Na antiguidade, a elegia era uma composição da poesia lírica monódica (ou seja, declamada pelo próprio poeta, geralmente, e acompanhada por um só instrumento musical - como a lira; ao contrário da lírica coral, apresentada por um coro, como ou sem acompanhamento musical), aparentada à épica pela sua forma. No entanto, o metro utilizado era o dístico elegíaco. Havia vários tipos de elegia, conforme seu conteúdo: elegia marcial ou guerreira, elegia amorosa e hedonista, elegia moral e filosófica, elegia gnômica...
Inicialmente definida pelo metro específico, chamado metro elegíaco, a elegia passou a designar um gênero poético que se caracterizou não pela forma, mas pelo assunto: a tristeza dos amores interrompidos pela infidelidade ou pela morte.
A elegia surgiu na Grécia antiga, com Calino de Éfeso (século VII a.C.), Tirteu e Mimnermo. Seus poemas eram cantos guerreiros que incitavam à luta. Calímaco, importante poeta alexandrino do século III a.C., foi um dos primeiros a escrever elegias no sentido do moderno termo, ou seja, como poemas líricos e tristes. Sua elegia “Os cabelos de Berenice”, da qual só restaram fragmentos, constituiu o primeiro modelo do gênero.
Entre os romanos, o primeiro grande poeta elegíaco foi Tibulo. Seus três livros sentimentais, muito lidos durante a Idade Média, influenciaram fortemente os poetas da Renascença. Foram preferidos às elegias de Propércio, que inauguraram um subgênero, com poemas ardentemente eróticos. O mais importante dos elegíacos romanos foi Ovídio: os Poemas tristes e as Cartas do Ponto, que lamentavam seu exílio, se aproximam bastante das elegias modernas.
No século XVI, a elegia transformou-se num dos gêneros poéticos mais cultivados, embora ainda pouco definido. Em Portugal, o primeiro escritor de elegias foi Sá de Miranda, mas Camões foi o principal: da edição de 1595 de suas obras completas, constam quatro elegias, tidas pelas melhores em língua portuguesa. Na França da Renascença, destacou-se no gênero Pierre de Rosnard.
Na poesia inglesa, a elegia apareceu com Astrophel, lamento fúnebre de Edmund Spenser. Durante quase três séculos produziram-se, dentro desse modelo, alguns dos maiores poemas da literatura inglesa, como Lycidas, de Milton (1638), Adonais, de Shelley (1821), sobre a morte de Keats, e muitas outras. Contudo a mais famosa elegia da língua inglesa foi Elegy Written in a Country Church Yard (1751; Elegia escrita num cemitério da aldeia), de Thomas Gray, meditação sobre a morte de gente humilde e anônima e uma das obras capitais do pré-romantismo europeu.

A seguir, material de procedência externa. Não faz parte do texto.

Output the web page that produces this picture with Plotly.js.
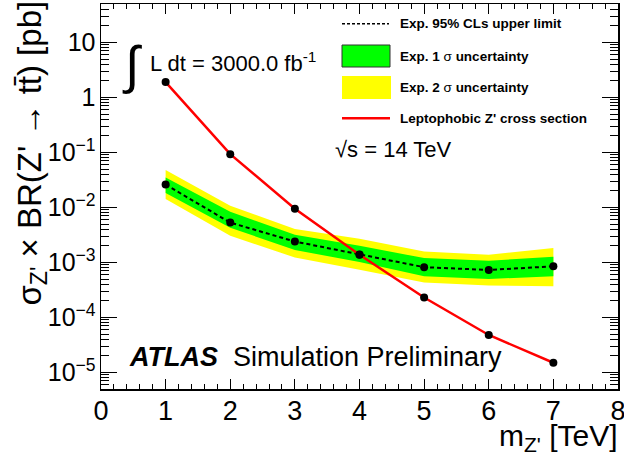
<!DOCTYPE html>
<html>
<head>
<meta charset="utf-8">
<script src="https://cdn.plot.ly/plotly-3.0.1.min.js"></script>
<style>html,body{margin:0;padding:0;background:#fff;}#chart{width:624px;height:459px;}</style>
</head>
<body>
<div id="chart"></div>
<script>
// Z' mass points [TeV]
var mass = [1, 2, 3, 4, 5, 6, 7];
// Leptophobic Z' cross section x BR [pb]
var xsec = [1.9, 0.093, 0.0095, 0.00138, 0.00023, 0.000048, 0.000015];
// Expected 95% CLs upper limit [pb]
var expLimit = [0.026, 0.0053, 0.0024, 0.0014, 0.00082, 0.00073, 0.00085];
// 1 sigma band
var up1 = [0.0351, 0.00835, 0.00319, 0.00201, 0.0012, 0.00107, 0.00127];
var dn1 = [0.0184, 0.00428, 0.00168, 0.00102, 0.00056, 0.0005, 0.00056];
// 2 sigma band
var up2 = [0.0477, 0.0107, 0.00405, 0.0027, 0.00158, 0.00138, 0.00183];
var dn2 = [0.0142, 0.00305, 0.00123, 0.00074, 0.00043, 0.00038, 0.00037];

var legendLabels = ["Exp. 95% CLs upper limit", "Exp. 1 \u03c3 uncertainty", "Exp. 2 \u03c3 uncertainty", "Leptophobic Z' cross section"];

var FONT = "Liberation Sans, Arial, Helvetica, sans-serif";

function band(up, dn) {
  return {
    x: mass.concat(mass.slice().reverse()),
    y: up.concat(dn.slice().reverse())
  };
}
var b2 = band(up2, dn2), b1 = band(up1, dn1);

var traces = [
  {x: b2.x, y: b2.y, type: 'scatter', mode: 'lines', fill: 'toself', fillcolor: '#ffff00', line: {width: 0, color: '#ffff00'}, hoverinfo: 'skip'},
  {x: b1.x, y: b1.y, type: 'scatter', mode: 'lines', fill: 'toself', fillcolor: '#00ff00', line: {width: 0, color: '#00ff00'}, hoverinfo: 'skip'},
  {x: mass, y: expLimit, type: 'scatter', mode: 'lines', line: {color: '#000', width: 2, dash: '4px,3px'}},
  {x: mass, y: xsec, type: 'scatter', mode: 'lines', line: {color: '#ff0000', width: 2.5}},
  {x: mass, y: expLimit, type: 'scatter', mode: 'markers', marker: {color: '#000', size: 8}},
  {x: mass, y: xsec, type: 'scatter', mode: 'markers', marker: {color: '#000', size: 8}}
];

function px(x) { return (x - 101) / 517; }
function py(y) { return (389 - y) / 385; }

var shapes = [
  {type: 'line', xref: 'paper', yref: 'paper', x0: px(342), x1: px(389), y0: py(23.7), y1: py(23.7), line: {color: '#000', width: 1.5, dash: '3px,2px'}},
  {type: 'rect', xref: 'paper', yref: 'paper', x0: px(342), x1: px(390), y0: py(67), y1: py(45), fillcolor: '#00ff00', line: {color: '#333', width: 1}},
  {type: 'rect', xref: 'paper', yref: 'paper', x0: px(342), x1: px(391), y0: py(99), y1: py(76), fillcolor: '#ffff00', line: {width: 0}},
  {type: 'line', xref: 'paper', yref: 'paper', x0: px(342), x1: px(390), y0: py(118.3), y1: py(118.3), line: {color: '#ff0000', width: 2.5}}
];

var legY = [23.7, 56, 88, 118.3];
var annotations = [];
for (var i = 0; i < legendLabels.length; i++) {
  var t = legendLabels[i].replace(/\u03c3/, '</b>\u03c3<b>');
  annotations.push({xref: 'paper', yref: 'paper', x: px(398), y: py(legY[i]), xanchor: 'left', yanchor: 'middle',
    text: '<b>' + t + '</b>', showarrow: false, font: {family: FONT, size: 13.5, color: '#000'}});
}
annotations.push(
  {xref: 'paper', yref: 'paper', x: px(120), y: py(65), xanchor: 'left', yanchor: 'middle', text: '\u222b', showarrow: false, font: {family: FONT, size: 52, color: '#000'}},
  {xref: 'paper', yref: 'paper', x: px(148), y: py(62), xanchor: 'left', yanchor: 'middle', text: 'L dt = 3000.0 fb<sup>-1</sup>', showarrow: false, font: {family: FONT, size: 22, color: '#000'}},
  {xref: 'paper', yref: 'paper', x: px(333), y: py(149), xanchor: 'left', yanchor: 'middle', text: '\u221as = 14 TeV', showarrow: false, font: {family: FONT, size: 22, color: '#000'}},
  {xref: 'paper', yref: 'paper', x: px(127), y: py(357), xanchor: 'left', yanchor: 'middle', text: '<b><i>ATLAS</i></b>  Simulation Preliminary', showarrow: false, font: {family: FONT, size: 27, color: '#000'}},
  {xref: 'paper', yref: 'paper', x: px(31), y: py(-1), xanchor: 'center', yanchor: 'top', textangle: -90, text: '\u03c3<sub>Z\'</sub> \u00d7 BR(Z\' \u2192 tt\u0304) [pb]', showarrow: false, font: {family: FONT, size: 33, color: '#000'}},
  {xref: 'paper', yref: 'paper', x: px(620), y: py(437), xanchor: 'right', yanchor: 'middle', text: 'm<sub>Z\'</sub> [TeV]', showarrow: false, font: {family: FONT, size: 30, color: '#000'}}
);

var layout = {
  width: 624, height: 459,
  margin: {l: 101, r: 6, t: 4, b: 70},
  paper_bgcolor: '#fff', plot_bgcolor: '#fff',
  showlegend: false,
  xaxis: {
    range: [0, 8], dtick: 1, tick0: 0, ticks: 'inside', ticklen: 10, tickwidth: 1, tickcolor: '#000',
    mirror: 'allticks', showline: true, linewidth: 1.5, linecolor: '#000', showgrid: false, zeroline: false,
    ticklabeloverflow: 'allow', ticklabelstandoff: -3,
    tickfont: {family: FONT, size: 27, color: '#000'},
    minor: {dtick: 0.2, ticks: 'inside', ticklen: 5, tickcolor: '#000', showgrid: false}
  },
  yaxis: {
    type: 'log', range: [Math.log10(5e-6), Math.log10(50)], dtick: 1, exponentformat: 'power',
    ticks: 'inside', ticklen: 16, tickwidth: 1, tickcolor: '#000',
    mirror: 'allticks', showline: true, linewidth: 1.5, linecolor: '#000', showgrid: false, zeroline: false,
    tickfont: {family: FONT, size: 20, color: '#000'},
    minor: {dtick: 'D1', ticks: 'inside', ticklen: 8, tickcolor: '#000', showgrid: false}
  },
  shapes: shapes,
  annotations: annotations
};

Plotly.newPlot('chart', traces, layout, {staticPlot: true, displayModeBar: false});
</script>
</body>
</html>
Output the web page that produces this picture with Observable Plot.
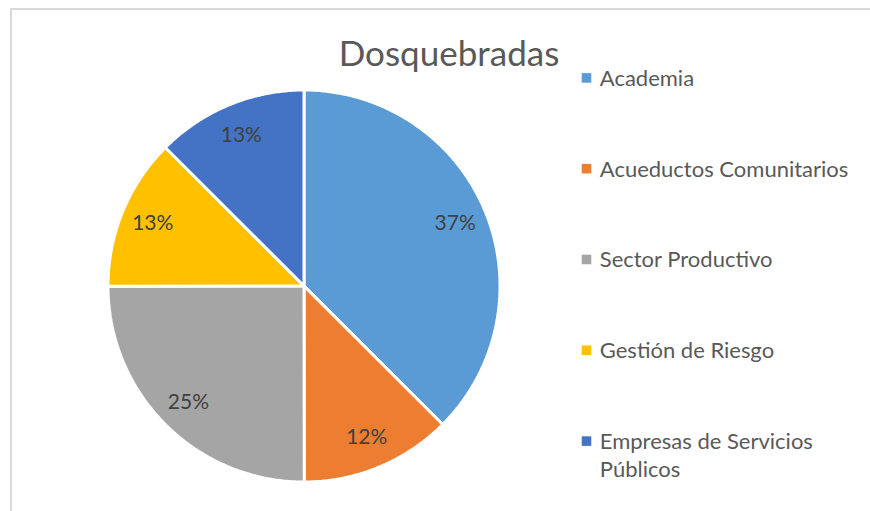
<!DOCTYPE html>
<html><head><meta charset="utf-8">
<script src="https://cdn.jsdelivr.net/npm/d3@7"></script>
<script src="https://cdn.jsdelivr.net/npm/@observablehq/plot@0.6"></script>
<style>
body{margin:0;background:#fff;}
#wrap{position:relative;width:870px;height:511px;overflow:hidden;background:#fff;}
#wrap svg{position:absolute;left:0;top:0;}
#border{position:absolute;left:10px;top:8px;width:1000px;height:1000px;border-left:2px solid #d9d9d9;border-top:2px solid #d9d9d9;pointer-events:none;}
</style></head><body><div id="wrap"></div>
<script>
const title = "Dosquebradas";
const categories = ["Academia", "Acueductos Comunitarios", "Sector Productivo", "Gestión de Riesgo", "Empresas de Servicios Públicos"];
const values = [37.49, 12.49, 25.0, 12.51, 12.51];
const colors = ["#5B9BD5", "#ED7D31", "#A5A5A5", "#FFC000", "#4472C4"];

const W = 870, H = 511, cx = 303.5, cy = 285.5, R = 196;
const FONT = "Lato, 'Open Sans', sans-serif";
const total = d3.sum(values);

let cum = 0;
const slicePts = [];
const labels = [];
values.forEach((v, i) => {
  const a0 = cum / total * 2 * Math.PI; cum += v; const a1 = cum / total * 2 * Math.PI;
  const n = Math.max(2, Math.ceil((a1 - a0) / (Math.PI / 360)));
  slicePts.push({cat: categories[i], x: 0, y: 0});
  for (let k = 0; k <= n; k++) {
    const a = a0 + (a1 - a0) * k / n;
    slicePts.push({cat: categories[i], x: Math.sin(a), y: Math.cos(a)});
  }
  slicePts.push({cat: categories[i], x: 0, y: 0});
  const am = (a0 + a1) / 2, lr = 0.835;
  labels.push({cat: categories[i], x: lr * Math.sin(am), y: lr * Math.cos(am), text: d3.format(".0%")(v / total)});
});

const fsL = 22;
const legendMarks = categories.flatMap((c, i) => {
  const base = 81.2 + i * 90.8;
  return [
    Plot.dot([c], {frameAnchor: "top-left", dx: 586, dy: base - 3.8, symbol: "square", r: 5.4, fill: d => d}),
    Plot.text([c], {frameAnchor: "top-left", dx: 599.3, dy: base - 0.71 * fsL, text: d => d, textAnchor: "start",
      lineAnchor: "top", fontSize: fsL, fill: "#595959", fontFamily: FONT, lineWidth: 12.6, lineHeight: 27.7 / fsL})
  ];
});

const chart = Plot.plot({
  width: W, height: H,
  margin: 0,
  style: {fontFamily: FONT, background: "transparent"},
  x: {domain: [-cx / R, (W - cx) / R], range: [0, W], axis: null},
  y: {domain: [-(H - cy) / R, cy / R], range: [H, 0], axis: null},
  color: {domain: categories, range: colors},
  marks: [
    Plot.line(slicePts, {x: "x", y: "y", z: "cat", fill: "cat", stroke: "white", strokeWidth: 3, strokeLinejoin: "miter", curve: "linear"}),
    Plot.text(labels, {x: "x", y: "y", text: "text", fontSize: 21, fill: "#404040", fontFamily: FONT, lineAnchor: "middle"}),
    Plot.text([title], {frameAnchor: "top-left", dx: 448.5, dy: 65, text: d => d, textAnchor: "middle", lineAnchor: "bottom",
      fontSize: 35, fill: "#595959", fontFamily: FONT}),
    ...legendMarks
  ]
});
const wrap = document.getElementById("wrap");
wrap.appendChild(chart);
const b = document.createElement("div"); b.id = "border"; wrap.appendChild(b);
</script>
</body></html>
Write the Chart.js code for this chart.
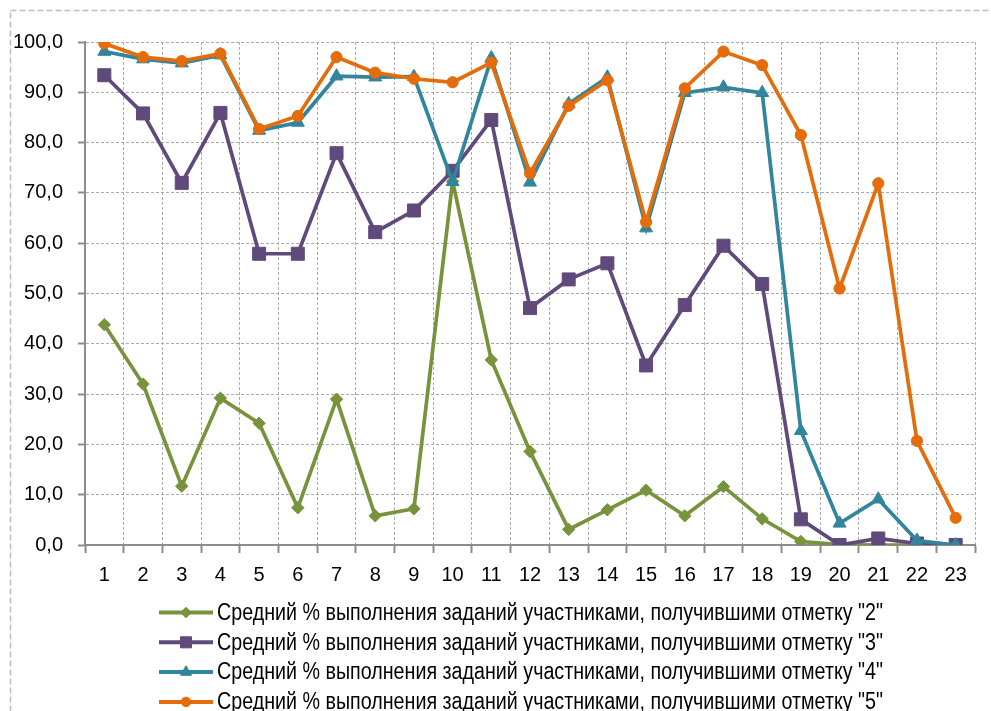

Em outras literaturas, a elegia assumiu características [[pagãs], como as belas e eróticas Römische Elegien (1797; Elegias romanas), de Goethe, obra prima da literatura alemã. No século XX, a obra mais importante do gênero foi sem dúvida Duineser Elegien (1923; Elegias de Duino), do poeta alemão Rainer Maria Rilke. No Brasil, o mais importante autor de elegias foi Fagundes Varela, no século XIX. Destacam-se ainda Cristiano Martins, Vinicius de Moraes, Cecília Meireles (em Solombra) e Dantas Mota, no século XX.